Patients given pharmaceutical care over the course of one year showed significant improvements in their evening peak flow rate, inhaler technique, asthma-specific quality of life and knowledge of their condition. Only small changes in lung function were recorded: the improvement in forced expiratory volume in one second (FEV1) after six months had reverted to control level at 12 months. However, the researchers question whether morbidity could accurately be reflected by FEV1, measured only three times in one year, without considering additional factors such as the need for admission to hospital.

Patients had been allocated to either an intervention group (n=101) or a control group (n=63) spread among 48 of the 465 community pharmacies in the city of Hamburg. Up to nine meetings between patients and pharmacists were held at intervals of six weeks. Pharmacists did not follow a predefined educational program but aimed to detect and solve individual drug and health problems. For example, needs for additional drug therapy and dosage titration were considered and inhaler techniques were assessed and corrected.

Intervention pharmacists had received 13 hours of training whereas control pharmacists were only given an introduction to the study. Pharmacists joined the study on a voluntary basis and no comment is made on time or cost implications (Journal of Clinical Pharmacology 2001;41:668).

In the United Kingdom, a pilot study of community pharmacists involved in asthma care was carried out last year in the East Sussex, Brighton and Hove Health Authority by Chris Cairns, chief pharmacist, University Hospital Lewisham, and colleagues (Pharm J, 2000;265:136).
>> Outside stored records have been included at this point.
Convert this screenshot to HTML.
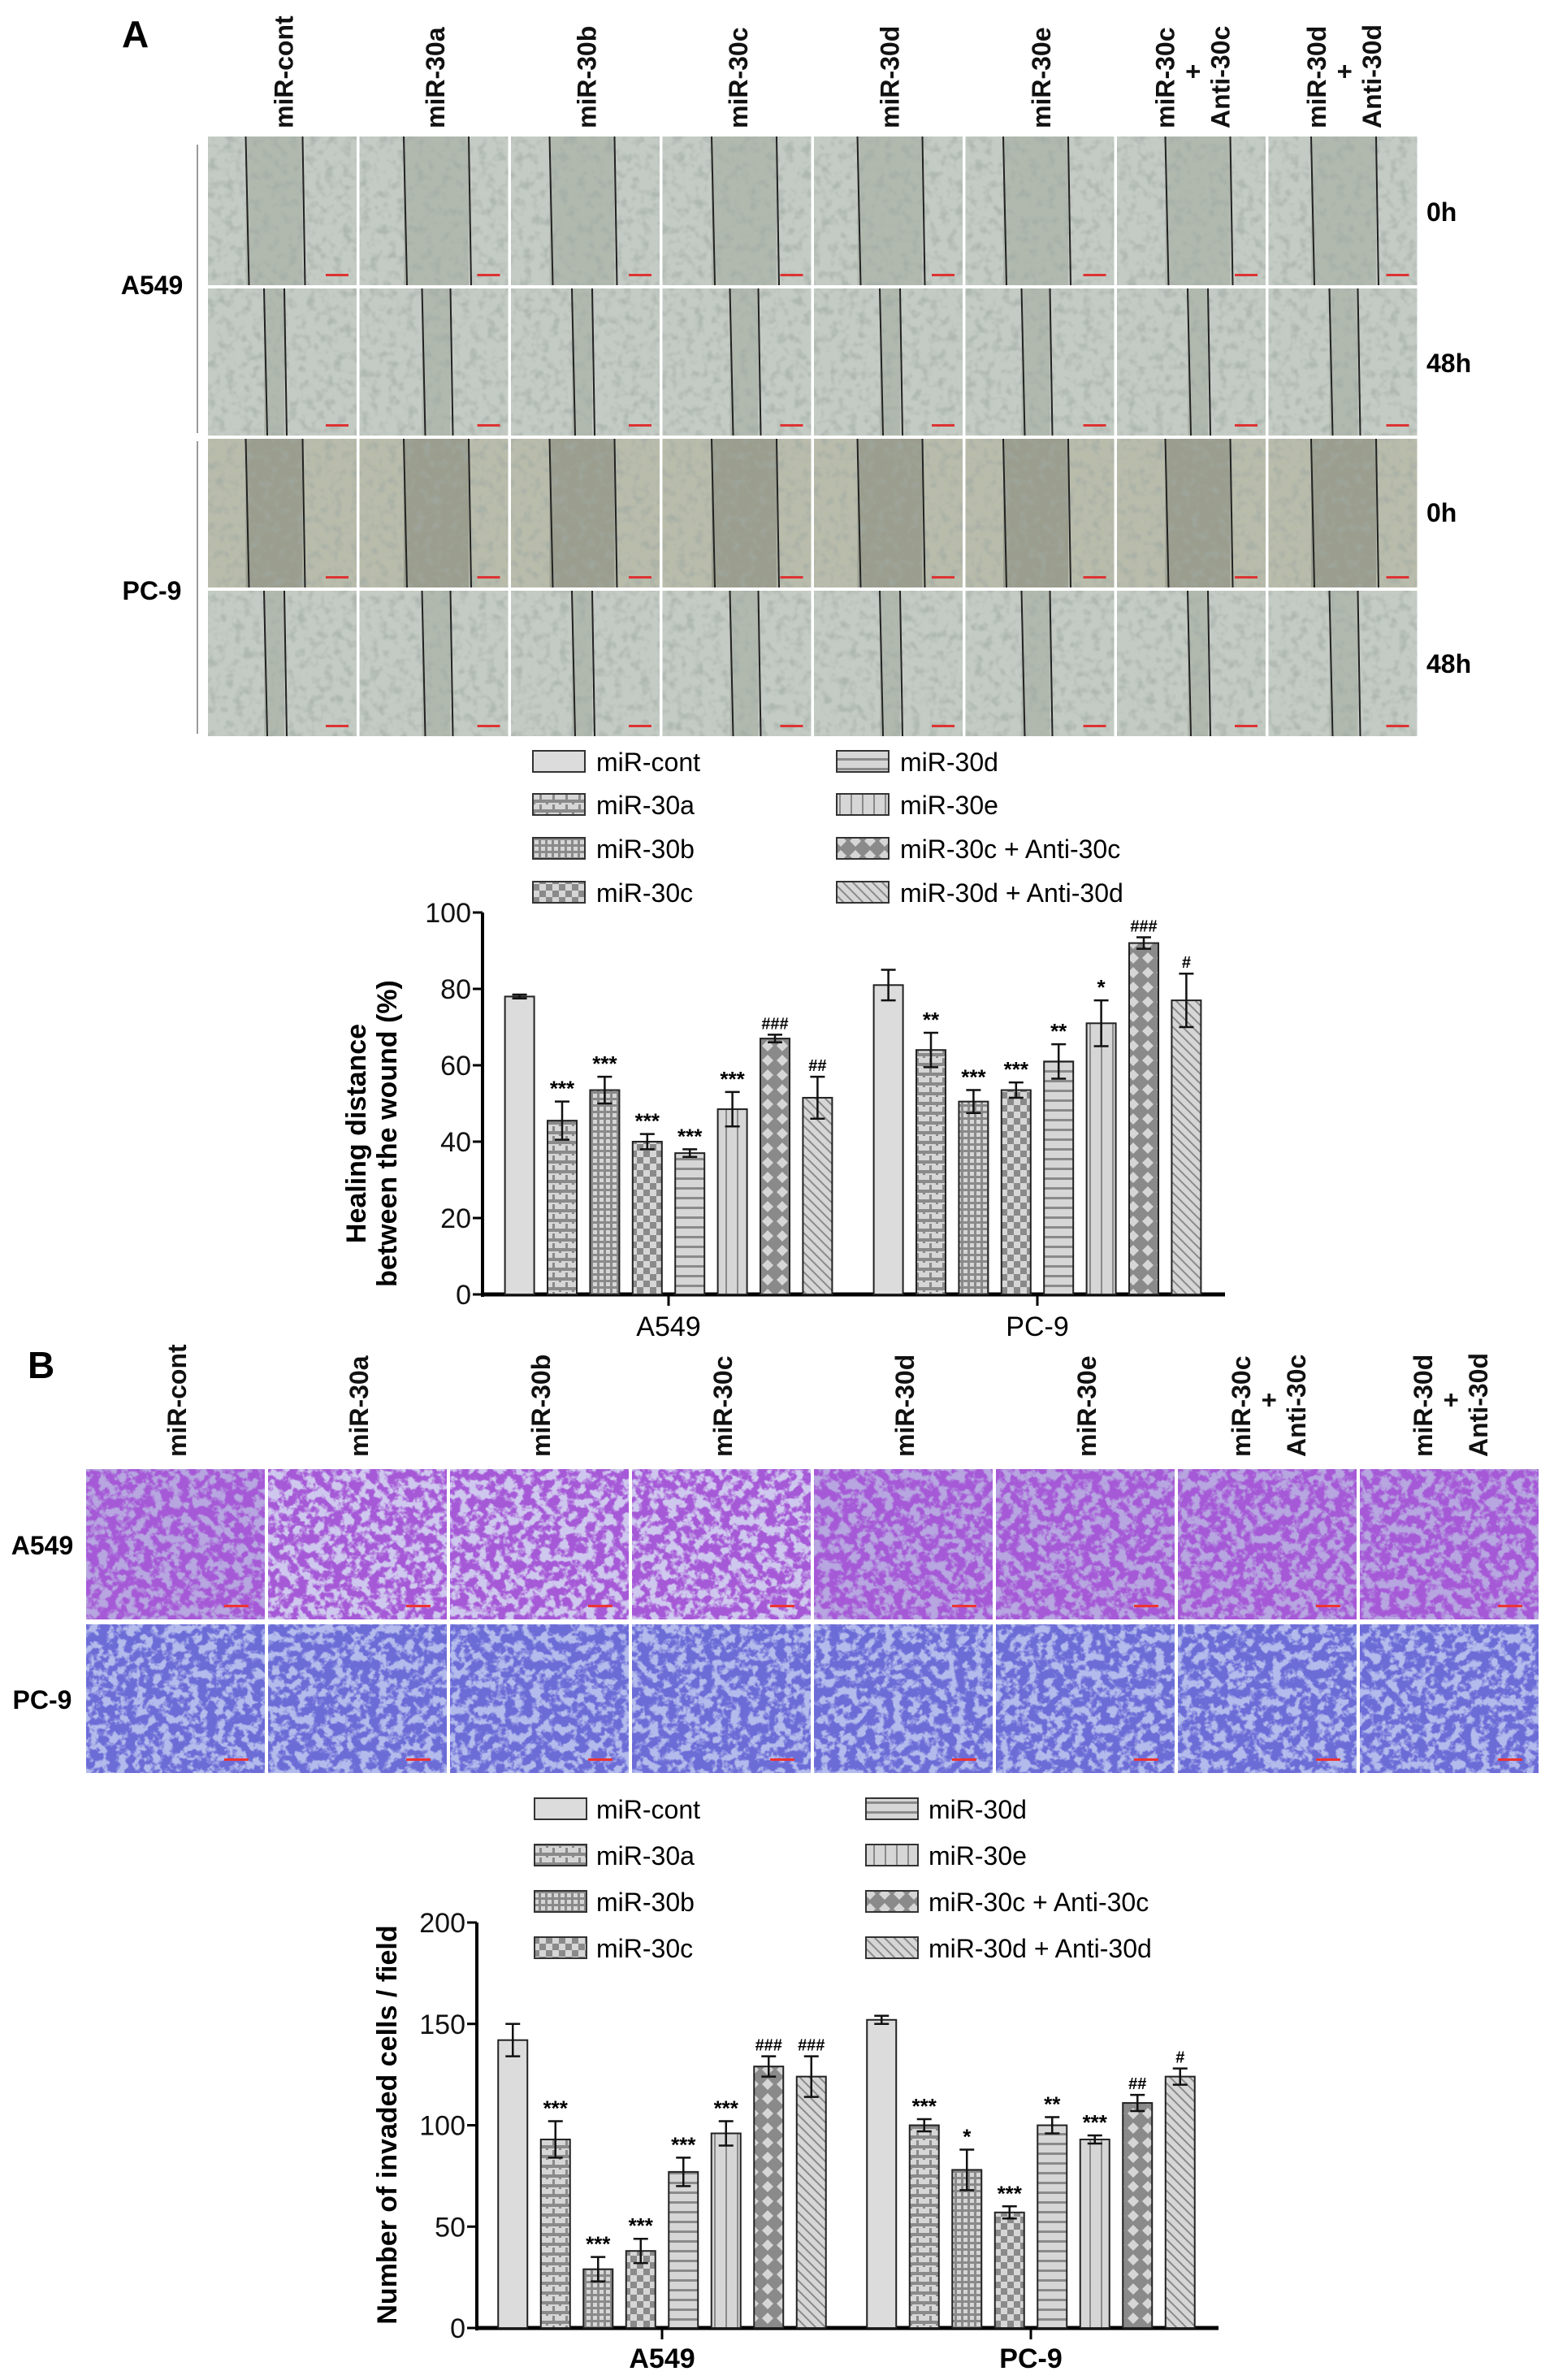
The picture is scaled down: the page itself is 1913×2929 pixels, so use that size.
<!DOCTYPE html>
<html><head><meta charset="utf-8"><style>
html,body{margin:0;padding:0;background:#fff}
svg{display:block;font-family:"Liberation Sans",Arial,sans-serif}
</style></head><body>
<svg id="fig" width="1913" height="2929" viewBox="0 0 1913 2929" xmlns="http://www.w3.org/2000/svg">
<defs>
<filter id="noiseGrey" x="0" y="0" width="100%" height="100%">
<feTurbulence type="fractalNoise" baseFrequency="0.09" numOctaves="2" seed="3"/>
<feColorMatrix type="matrix" values="0 0 0 0 0.35  0 0 0 0 0.4  0 0 0 0 0.37  3 0 0 0 -1.4"/>
</filter>
<filter id="noisePurple" x="0" y="0" width="100%" height="100%">
<feTurbulence type="fractalNoise" baseFrequency="0.09" numOctaves="3" seed="7"/>
<feColorMatrix type="matrix" values="0 0 0 0 0.38  0 0 0 0 0.1  0 0 0 0 0.68  6 0 0 0 -2.4"/>
</filter>
<filter id="noiseBlue" x="0" y="0" width="100%" height="100%">
<feTurbulence type="fractalNoise" baseFrequency="0.09" numOctaves="3" seed="11"/>
<feColorMatrix type="matrix" values="0 0 0 0 0.15  0 0 0 0 0.15  0 0 0 0 0.68  6 0 0 0 -2.3"/>
</filter>
<pattern id="p1" width="16" height="12" patternUnits="userSpaceOnUse"><rect width="16" height="12" fill="#d6d6d6"/><rect y="0" width="16" height="4" fill="#8a8a8a"/><rect x="0" y="4" width="3" height="2" fill="#8a8a8a"/><rect x="8" y="6" width="3" height="6" fill="#8a8a8a"/></pattern>
<pattern id="p2" width="16" height="16" patternUnits="userSpaceOnUse"><rect width="16" height="16" fill="#8a8a8a"/><rect x="2" y="2" width="5" height="5" fill="#d6d6d6"/><rect x="10" y="2" width="5" height="5" fill="#d6d6d6"/><rect x="2" y="10" width="5" height="5" fill="#d6d6d6"/><rect x="10" y="10" width="5" height="5" fill="#d6d6d6"/></pattern>
<pattern id="p3" width="16" height="16" patternUnits="userSpaceOnUse"><rect width="16" height="16" fill="#d6d6d6"/><rect width="8" height="8" fill="#8a8a8a"/><rect x="8" y="8" width="8" height="8" fill="#8a8a8a"/></pattern>
<pattern id="p4" width="10" height="12" patternUnits="userSpaceOnUse"><rect width="10" height="12" fill="#d6d6d6"/><rect y="9" width="10" height="3" fill="#8a8a8a"/></pattern>
<pattern id="p5" width="14" height="10" patternUnits="userSpaceOnUse"><rect width="14" height="10" fill="#d6d6d6"/><rect x="11" width="2" height="10" fill="#8a8a8a"/></pattern>
<pattern id="p6" width="18" height="18" patternUnits="userSpaceOnUse"><rect width="18" height="18" fill="#8a8a8a"/><polygon points="9,2 16,9 9,16 2,9" fill="#d6d6d6"/></pattern>
<pattern id="p7" width="12" height="12" patternUnits="userSpaceOnUse"><rect width="12" height="12" fill="#d6d6d6"/><path d="M-3,-3 L15,15 M-3,9 L3,15 M9,-3 L15,3" stroke="#8a8a8a" stroke-width="2"/></pattern>
</defs>
<g id="root"></g>
</svg>
<script>
// ===== Chart A data (wound healing %) =====
const groupLabels=['A549','PC-9'];
const seriesNames=['miR-cont','miR-30a','miR-30b','miR-30c','miR-30d','miR-30e','miR-30c + Anti-30c','miR-30d + Anti-30d'];
const healA549=[78,45.5,53.5,40,37,48.5,67,51.5];
const healA549Err=[0.5,5,3.5,2,1,4.5,1,5.5];
const healPC9=[81,64,50.5,53.5,61,71,92,77];
const healPC9Err=[4,4.5,3,2,4.5,6,1.5,7];
const healA549Sig=['','***','***','***','***','***','###','##'];
const healPC9Sig=['','**','***','***','**','*','###','#'];
const healTicks=[0,20,40,60,80,100];
// ===== Chart B data (invaded cells) =====
const invA549=[142,93,29,38,77,96,129,124];
const invA549Err=[8,9,6,6,7,6,5,10];
const invPC9=[152,100,78,57,100,93,111,124];
const invPC9Err=[2,3,10,3,4,2,4,4];
const invA549Sig=['','***','***','***','***','***','###','###'];
const invPC9Sig=['','***','*','***','**','***','##','#'];
const invTicks=[0,50,100,150,200];

const NS='http://www.w3.org/2000/svg';
const root=document.getElementById('root');
function mk(tag,attrs,parent,txt){const e=document.createElementNS(NS,tag);for(const k in attrs)e.setAttribute(k,attrs[k]);if(txt!==undefined)e.textContent=txt;(parent||root).appendChild(e);return e;}
const fills=['#dcdcdc','url(#p1)','url(#p2)','url(#p3)','url(#p4)','url(#p5)','url(#p6)','url(#p7)'];

// ===== Photo panels =====
const colHeadersA=[['miR-cont'],['miR-30a'],['miR-30b'],['miR-30c'],['miR-30d'],['miR-30e'],['miR-30c','+','Anti-30c'],['miR-30d','+','Anti-30d']];
function headers(x0,w,bottom,fs){
  colHeadersA.forEach((h,i)=>{
    const cx=x0+w*i+w/2;
    const n=h.length;
    h.forEach((t,j)=>{
      const tx=cx+(j-(n-1)/2)*34+11;
      const e=mk('text',{x:tx,y:bottom,transform:`rotate(-90 ${tx} ${bottom})`,'font-size':32,'font-weight':'bold','text-anchor':t==='+'?'middle':'start',fill:'#111'},root,t);
      if(t==='+'){e.setAttribute('x',tx);e.setAttribute('y',bottom-70);e.setAttribute('transform',`rotate(-90 ${tx} ${bottom-70})`);}
      
      
    });
  });
}
// Panel A photos
mk('text',{x:150,y:58,'font-size':46,'font-weight':'bold',},root,'A');
headers(256,186.5,158,32);
const rowsA=[[168,351],[355,536],[540,723],[727,906]];
rowsA.forEach((r,ri)=>{
  for(let c=0;c<8;c++){
    const x=256+186.5*c,w=183,y=r[0],h=r[1]-r[0];
    const g=mk('g',{});
    
    
    const base=ri===2?'#b9bcab':'#c4cbc4';
    mk('rect',{x,y,width:w,height:h,fill:base},g);
    const gapW=(ri%2===0)?(c===0?70:80):(c%2===0?25:35);
    const gx=x+w/2-gapW/2+((c*13)%20-10);
    mk('rect',{x:gx,y,width:gapW,height:h,fill:ri===2?'#8f9282':'#a9b0a6',opacity:0.7},g);
    mk('rect',{x,y,width:w,height:h,filter:'url(#noiseGrey)',opacity:0.6},g);
    mk('line',{x1:gx,y1:y,x2:gx+4,y2:y+h,stroke:'#222','stroke-width':2},g);
    mk('line',{x1:gx+gapW,y1:y,x2:gx+gapW+3,y2:y+h,stroke:'#222','stroke-width':2},g);
    mk('rect',{x:x+w-38,y:y+h-14,width:28,height:3,fill:'#d33'},g);
  }
});
mk('line',{x1:243,y1:178,x2:243,y2:533,stroke:'#999','stroke-width':2,});
mk('line',{x1:243,y1:543,x2:243,y2:903,stroke:'#999','stroke-width':2,});
mk('text',{x:187,y:362,'font-size':32,'font-weight':'bold','text-anchor':'middle',},root,'A549');
mk('text',{x:187,y:738,'font-size':32,'font-weight':'bold','text-anchor':'middle',},root,'PC-9');
[[272,'0h'],[458,'48h'],[642,'0h'],[828,'48h']].forEach(t=>{
  const e=mk('text',{x:1756,y:t[0],'font-size':32,'font-weight':'bold'},root,t[1]);
  
  
});

// Panel B photos
mk('text',{x:34,y:1696,'font-size':46,'font-weight':'bold',},root,'B');
headers(106,224,1793,32);
const rowsB=[[1808,1993],[1999,2182]];
rowsB.forEach((r,ri)=>{
  for(let c=0;c<8;c++){
    const x=106+224*c,w=220,y=r[0],h=r[1]-r[0];
    const g=mk('g',{});
    
    
    mk('rect',{x,y,width:w,height:h,fill:ri===0?(c>=1&&c<=3?'#cfc8ee':'#b7a6e0'):'#b3bbec'},g);
    mk('rect',{x,y,width:w,height:h,filter:ri===0?'url(#noisePurple)':'url(#noiseBlue)',opacity:1},g);
    mk('rect',{x:x+w-50,y:y+h-18,width:30,height:3,fill:'#e33'},g);
  }
});
mk('text',{x:52,y:1913,'font-size':32,'font-weight':'bold','text-anchor':'middle',},root,'A549');
mk('text',{x:52,y:2103,'font-size':32,'font-weight':'bold','text-anchor':'middle',},root,'PC-9');

// ===== Legend =====
function legend(rows,lx,ltx,rx,rtx,fs){
  seriesNames.forEach((n,i)=>{
    const col=i<4?0:1, row=i%4;
    const y=rows[row];
    const sx=col?rx:lx, tx=col?rtx:ltx;
    const g=mk('g',{});
    
    
    mk('rect',{x:sx,y:y-14,width:64,height:26,fill:fills[i],stroke:'#333','stroke-width':2},g);
    mk('text',{x:tx,y:y+11,'font-size':fs},g,n);
  });
}
legend([938,991,1045,1099],656,734,1030,1108,32);
legend([2227,2284,2341,2398],658,734,1066,1143,32);

// ===== Bar chart =====
function chart(o){
  const y=v=>o.y0-v*(o.y0-o.yTop)/o.max;
  const cg=mk('g',{});
  
  
  mk('line',{x1:o.ax,y1:o.yTop,x2:o.ax,y2:o.y0+3,stroke:'#000','stroke-width':4},cg);
  o.ticks.forEach(t=>{
    mk('line',{x1:o.ax-12,y1:y(t),x2:o.ax,y2:y(t),stroke:'#000','stroke-width':3},cg);
    const e=mk('text',{x:o.ax-14,y:y(t)+12,'font-size':34,'text-anchor':'end',fill:'#111'},cg,t);
    
    
  });
  mk('line',{x1:o.ax-2,y1:o.y0,x2:o.axEnd,y2:o.y0,stroke:'#000','stroke-width':5},cg);
  const groups=[[o.a,o.aErr,o.aSig],[o.b,o.bErr,o.bSig]];
  groups.forEach((gd,gi)=>{
    const gc=o.centers[gi];
    mk('line',{x1:gc,y1:o.y0,x2:gc,y2:o.y0+14,stroke:'#000','stroke-width':3},cg);
    const lab=mk('text',{x:gc,y:o.labY,'font-size':34,'text-anchor':'middle','font-weight':o.boldLab?'bold':'normal'},cg,groupLabels[gi]);
    
    
    gd[0].forEach((v,i)=>{
      const cx=gc+(i-3.5)*o.step, bw=36;
      const b=mk('rect',{x:cx-bw/2,y:y(v),width:bw,height:o.y0-y(v),fill:fills[i],stroke:'#222','stroke-width':2},cg);
      
      
      const e=gd[1][i];
      const eb=mk('path',{d:`M${cx},${y(v+e)} V${y(v-e)} M${cx-9},${y(v+e)} H${cx+9} M${cx-9},${y(v-e)} H${cx+9}`,stroke:'#111','stroke-width':2.5,fill:'none'},cg);
      
      
      if(gd[2][i]){
        const s=mk('text',{x:cx,y:y(v+e)-7,'font-size':gd[2][i][0]==='#'?20:26,'font-weight':'bold','text-anchor':'middle'},cg,gd[2][i]);
        
        
      }
    });
  });
  o.title.forEach((t,i)=>{
    const tx=o.titleX+i*38;
    const e=mk('text',{x:tx,y:o.titleY,transform:`rotate(-90 ${tx} ${o.titleY})`,'font-size':34,'font-weight':'bold','text-anchor':'middle'},cg,t);
    
    
  });
}
chart({name:'healing-chart',ax:594,axEnd:1508,y0:1593,yTop:1123,max:100,ticks:healTicks,centers:[823,1277],step:52.4,
  a:healA549,aErr:healA549Err,aSig:healA549Sig,b:healPC9,bErr:healPC9Err,bSig:healPC9Sig,labY:1644,boldLab:false,
  title:['Healing distance','between the wound (%)'],titleX:450,titleY:1395});
chart({name:'invasion-chart',ax:587,axEnd:1500,y0:2865,yTop:2366,max:200,ticks:invTicks,centers:[815,1269],step:52.5,
  a:invA549,aErr:invA549Err,aSig:invA549Sig,b:invPC9,bErr:invPC9Err,bSig:invPC9Sig,labY:2914,boldLab:true,
  title:['Number of invaded cells / field'],titleX:488,titleY:2615});
</script>
</body></html>
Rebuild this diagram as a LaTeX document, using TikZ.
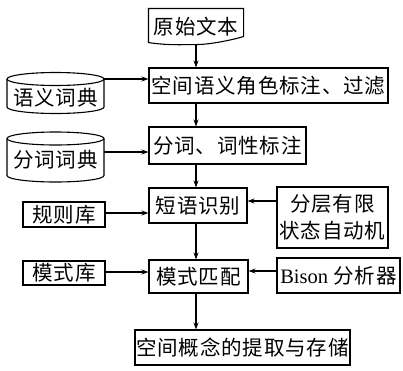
\documentclass[tikz,border=0pt]{standalone}
\usepackage{fontspec}
\setmainfont{Liberation Serif}
\newfontfamily\cjk[LetterSpace=4]{Noto Sans CJK SC}
\usetikzlibrary{arrows.meta}
\begin{document}
\begin{tikzpicture}[x=1pt,y=1pt,
  line width=1.1pt,
  every node/.style={font=\cjk\fontsize{20.5pt}{27pt}\selectfont, inner sep=0pt, align=center},
  box/.style={draw, rectangle},
  plain/.style={draw=none},
  arr/.style={-{Stealth[length=7pt,width=5pt]}}]
\useasboundingbox (0,0) rectangle (403,-370);

% source document
\node[plain, minimum width=94pt, minimum height=35pt] (src) at (196,-26.5) {原始文本};
\draw (src.north west) -- ([yshift=2pt]src.south west)
  .. controls +(20pt,-3pt) and +(-15pt,0pt) .. (src.south)
  .. controls +(15pt,0pt) and +(-10pt,-3pt) .. ([yshift=8pt]src.south east)
  -- (src.north east) -- cycle;

% process boxes
\node[box, minimum width=239pt, minimum height=35pt] (role) at (268.5,-85.5) {空间语义角色标注、过滤};
\node[box, minimum width=157pt, minimum height=37pt] (seg) at (227.5,-145.5) {分词、词性标注};
\node[box, minimum width=98pt, minimum height=35pt] (phrase) at (198,-205.5) {短语识别};
\node[box, minimum width=99pt, minimum height=33pt] (match) at (198.5,-276.5) {模式匹配};
\node[box, minimum width=215pt, minimum height=35pt] (out) at (242.5,-347.5) {空间概念的提取与存储};

% side boxes
\node[box, minimum width=82pt, minimum height=25pt] (rules) at (64,-214.5) {规则库};
\node[box, minimum width=82pt, minimum height=24pt] (patlib) at (64,-273) {模式库};
\node[box, minimum width=111pt, minimum height=61pt] (fsa) at (332.5,-217.5) {分层有限\\状态自动机};
\node[box, minimum width=123pt, minimum height=35pt] (bison) at (338.5,-275.5) {{\fontspec{Liberation Serif}Bison} 分析器};

% cylinders
\coordinate (d1top) at (55.5,-79);
\draw (d1top) ellipse [x radius=48.5pt, y radius=6.5pt];
\draw ([xshift=-48.5pt]d1top) -- ++(0,-28) arc[start angle=180, end angle=360, x radius=48.5pt, y radius=6.5pt] -- ([xshift=48.5pt]d1top);
\node[plain] (dict1) at (55.5,-98) {语义词典};
\coordinate (d1out) at (104,-79);

\coordinate (d2top) at (55.5,-138.5);
\draw (d2top) ellipse [x radius=48.5pt, y radius=6.5pt];
\draw ([xshift=-48.5pt]d2top) -- ++(0,-37) arc[start angle=180, end angle=360, x radius=48.5pt, y radius=6.5pt] -- ([xshift=48.5pt]d2top);
\node[plain] (dict2) at (55.5,-160) {分词词典};
\coordinate (d2out) at (104,-152);

% vertical flow
\draw[arr] (src.south) -- (src.south |- role.north);
\draw[arr] (role.south -| src.south) -- (seg.north -| src.south);
\draw[arr] (seg.south -| src.south) -- (phrase.north -| src.south);
\draw[arr] (phrase.south -| src.south) -- (match.north -| src.south);
\draw[arr] (match.south -| src.south) -- (out.north -| src.south);

% horizontal inputs
\draw[arr] (d1out) -- (d1out -| role.west);
\draw[arr] (d2out) -- (d2out -| seg.west);
\draw[arr] ([yshift=1.5pt]rules.east) -- ([yshift=1.5pt]rules.east -| phrase.west);
\draw[arr] ([yshift=16.5pt]fsa.west) -- ([yshift=16.5pt]fsa.west -| phrase.east);
\draw[arr] ([yshift=1pt]patlib.east) -- ([yshift=1pt]patlib.east -| match.west);
\draw[arr] ([yshift=4.5pt]bison.west) -- ([yshift=4.5pt]bison.west -| match.east);
\end{tikzpicture}
\end{document}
Commenting on the Hamburg study and the role of the pharmacist in providing asthma care, Mr Cairns told The Journal that there was no doubt that patients benefited from pharmaceutical care and intervention. It made sense, he said, to base such care in community pharmacies as over 80 per cent of patients regularly returned to the same pharmacy each time.

However, there were some difficulties in protecting the clinical time needed for pharmacists to carry out these activities, commented Mr Cairns. The present model of pharmacy should evolve to harness this captive audience without compromising the other important services provided by pharmacists, he said.